The U.S. Department of Energy announced this week that it would award $11 million in grants to four MIT-led research projects aimed at developing technologies that could fundamentally change the way the country produces and uses energy.

The awards are part of $106 million in grants that the DOE’s Advanced Research Projects Agency-Energy (ARPA-E) is giving to 37 energy-research projects in 17 states. By supporting these projects, ARPA-E hopes to accelerate innovation in clean-energy technologies, increase America’s competitiveness and create jobs.

One MIT project that was selected for a $5 million grant involves designing a new type of battery that could make electric vehicles more affordable by combining the best characteristics of rechargeable batteries and fuel cells.
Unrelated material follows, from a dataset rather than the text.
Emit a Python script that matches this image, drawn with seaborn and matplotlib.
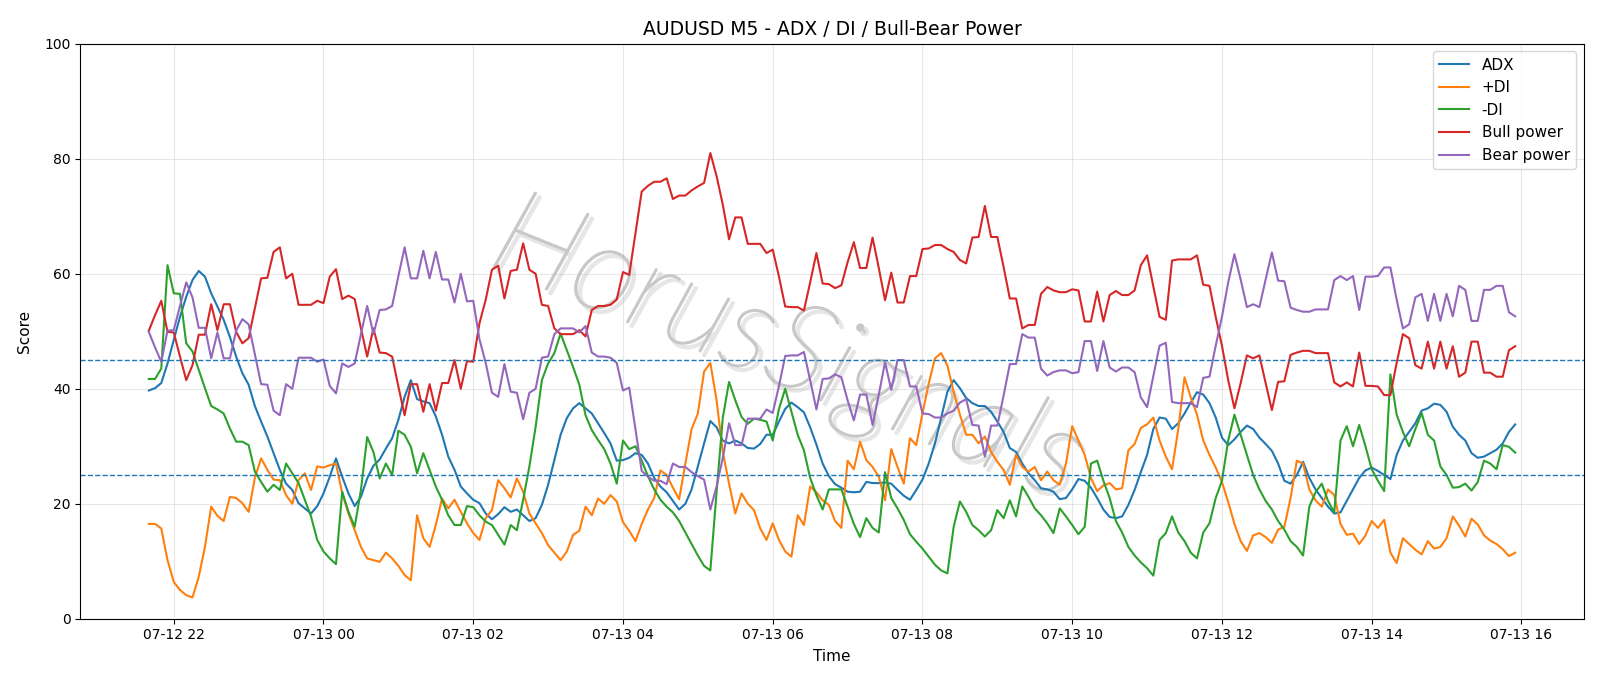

The research on the so-called “semi-solid flow battery” is being done in collaboration with Rutgers University and A123 Systems Inc., an MIT spin-off company that develops and manufactures lithium-ion batteries and systems.

Another MIT project received $3.2 million to engineer two microbes that can convert carbon dioxide and hydrogen into oil, which could be refined into biodiesel fuel. Harvard University and the University of Delaware are collaborating on the research.

In a separate grant, MIT received $1.7 million to engineer a bacterium that can consume hydrogen and carbon dioxide to produce butanol, which could be used as motor fuel. That research is being done in collaboration with Michigan State University.

MIT also received $1 million to develop a new method known as electrochemically mediated separation (ECMS) that will lower the energy required to capture carbon dioxide and allow for simpler retrofitting to existing coal-fired power plants. Electronics conglomerate Siemens is involved in the research.

An additional research project, in which MIT is a collaborator but not the lead institution, received $3.2 million to develop an inexpensive, rechargeable magnesium-ion battery for electric and hybrid-electric vehicle applications. The research is led by Pellion Technologies Inc., an MIT spin-off company, with collaboration from Bar-Ilan University.

The new awards were made through the American Recovery and Reinvestment Act, a multibillion-dollar investment intended to stimulate economic growth through innovation, science and technology. Of that money, $400 million was designated for ARPA-E and will support three rounds of awards.